On Suffering, Affliction and the Passion where we are One
There is a subtle difference between suffering and affliction.
Affliction is a form of suffering arising out of fundamental misconceptions – such as the belief that each individual is ultimately separate and disconnected from the other. Afflictions take the form of entangled anger, hatred and jealousy.
These emotions, when hidden, repressed or denied, become unconscious or entangled, leading to the harming of ourselves and ill-intention towards others.
Embedded in every affliction is suffering. Many root causes of suffering are an integral part of the miracle of creation. For example, the suffering of grief or loss, the suffering of separation, the suffering of transience or the suffering of illness and death.

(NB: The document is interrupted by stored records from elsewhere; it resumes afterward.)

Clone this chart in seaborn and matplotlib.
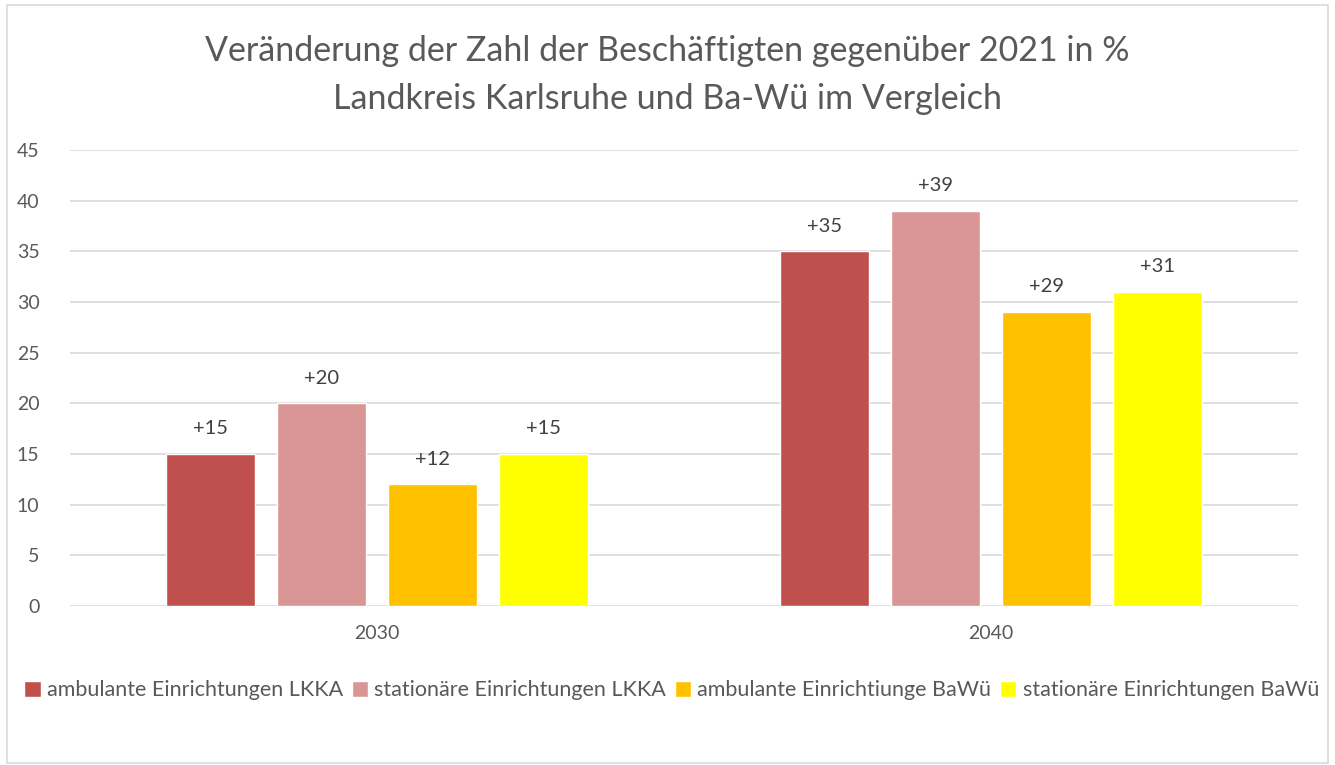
import matplotlib
matplotlib.use("Agg")
import matplotlib.pyplot as plt
import seaborn as sns
import pandas as pd
from matplotlib.patches import Rectangle

years = ["2030", "2040"]
series = ["ambulante Einrichtungen LKKA", "stationäre Einrichtungen LKKA",
          "ambulante Einrichtiunge BaWü", "stationäre Einrichtungen BaWü"]
amb_lkka = [15, 35]
stat_lkka = [20, 39]
amb_bawu = [12, 29]
stat_bawu = [15, 31]
colors = ["#C0504D", "#D99694", "#FFC000", "#FFFF00"]

rows = []
for name, vals in zip(series, [amb_lkka, stat_lkka, amb_bawu, stat_bawu]):
    for y, v in zip(years, vals):
        rows.append({"year": y, "series": name, "value": v})
df = pd.DataFrame(rows)

sns.set_style("white")
plt.rcParams['font.family'] = ['Lato', 'DejaVu Sans']
txt = "#595959"

fig = plt.figure(figsize=(13.35, 7.65), dpi=100)
ax = fig.add_axes([0.0524, 0.2078, 0.9199, 0.5961])
sns.barplot(data=df, x="year", y="value", hue="series", palette=colors,
            saturation=1, width=0.723, gap=0.2, ax=ax, legend=True)

ax.set_ylim(0, 45)
ax.set_xlim(-0.5, 1.5)
ax.set_yticks(range(0, 50, 5))
ax.yaxis.grid(True, color="#d9d9d9", linewidth=1.2)
ax.set_axisbelow(True)
for s in ax.spines.values():
    s.set_visible(False)
ax.tick_params(axis="both", length=0, labelsize=14, colors=txt)
ax.tick_params(axis="y", pad=22)
ax.tick_params(axis="x", pad=14)
ax.set_xlabel("")
ax.set_ylabel("")

for cont in ax.containers:
    ax.bar_label(cont, labels=["+%d" % v for v in cont.datavalues],
                 padding=12, fontsize=14.5, color="#404040")

fig.text(0.5, 0.902, "Veränderung der Zahl der Beschäftigten gegenüber 2021 in %\n"
         "Landkreis Karlsruhe und Ba-Wü im Vergleich",
         ha="center", va="center", fontsize=24.5, color=txt, linespacing=1.6)

handles, labels = ax.get_legend_handles_labels()
ax.legend(handles, labels, loc="center", bbox_to_anchor=(0.49, -0.185),
          ncol=4, frameon=False, fontsize=15.5, handlelength=0.75,
          handleheight=0.75, handletextpad=0.3, columnspacing=0.4,
          labelcolor=txt)

fig.patches.append(Rectangle((0.005, 0.003), 0.99, 0.99, transform=fig.transFigure,
                             fill=False, edgecolor="#d9d9d9", linewidth=1.2))

fig.savefig("out.png", dpi=100)
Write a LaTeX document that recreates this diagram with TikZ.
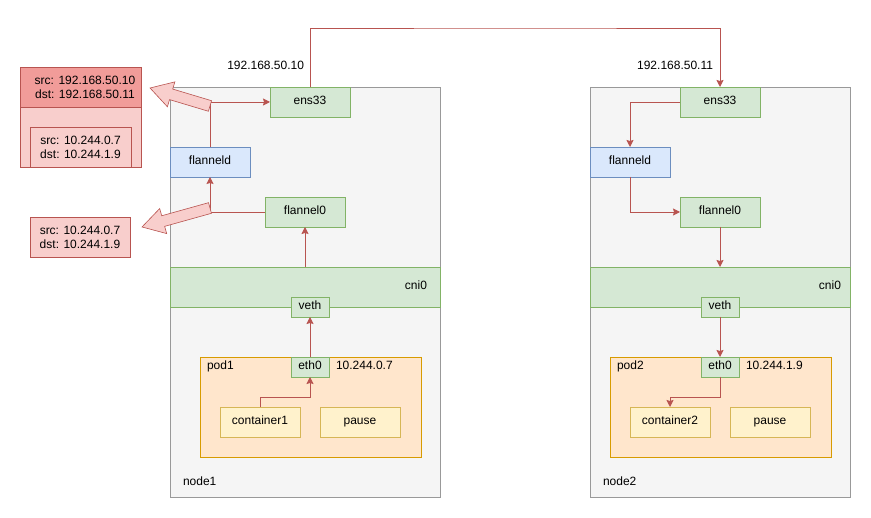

In the denial of suffering we become caught in afflictions, which create more suffering. When we are able, through inner softness and an attitude of tenderness or care, to allow the feeling of suffering into our experience, the surrender can bring an alchemy. In this, suffering transforms to passion – a passion to be of service to others, and a passion to be of service to life.
It is not for nothing that the root words “suffering” and “passion” are synonymous.
If we are free of mental agenda, which is so often an agenda based on the belief in inherent separation, then this passion is free to rise from the pit of our internal emptiness towards the heart.
Here, passion becomes compassion. Through the eyes of compassion, the “other” is no longer perceived as a cause of affliction but as the same self in different form. Different forms are able to support each other within the unity of the whole. We are truly one family, precious to one another precisely because of variety, the subtle differences or spaces between us. We can be together in the passion of life, (even with the ones we considered enemies), through allowing the inter-dependency or non-separation of all forms of life.
The more we move with compassion, the less we believe we are separate or isolated, the less we suffer the fear that can only arise out of a belief in separation, and the more our so-called “enemies” evaporate as a composition of particles formed by our own imagination.
This is why, when suffering knocks at the doors of the heart, broken and crying in pain, we need to let those doors swing open and welcome her into the warmth, even if our private comfort zone seems to be (for a while) disturbed.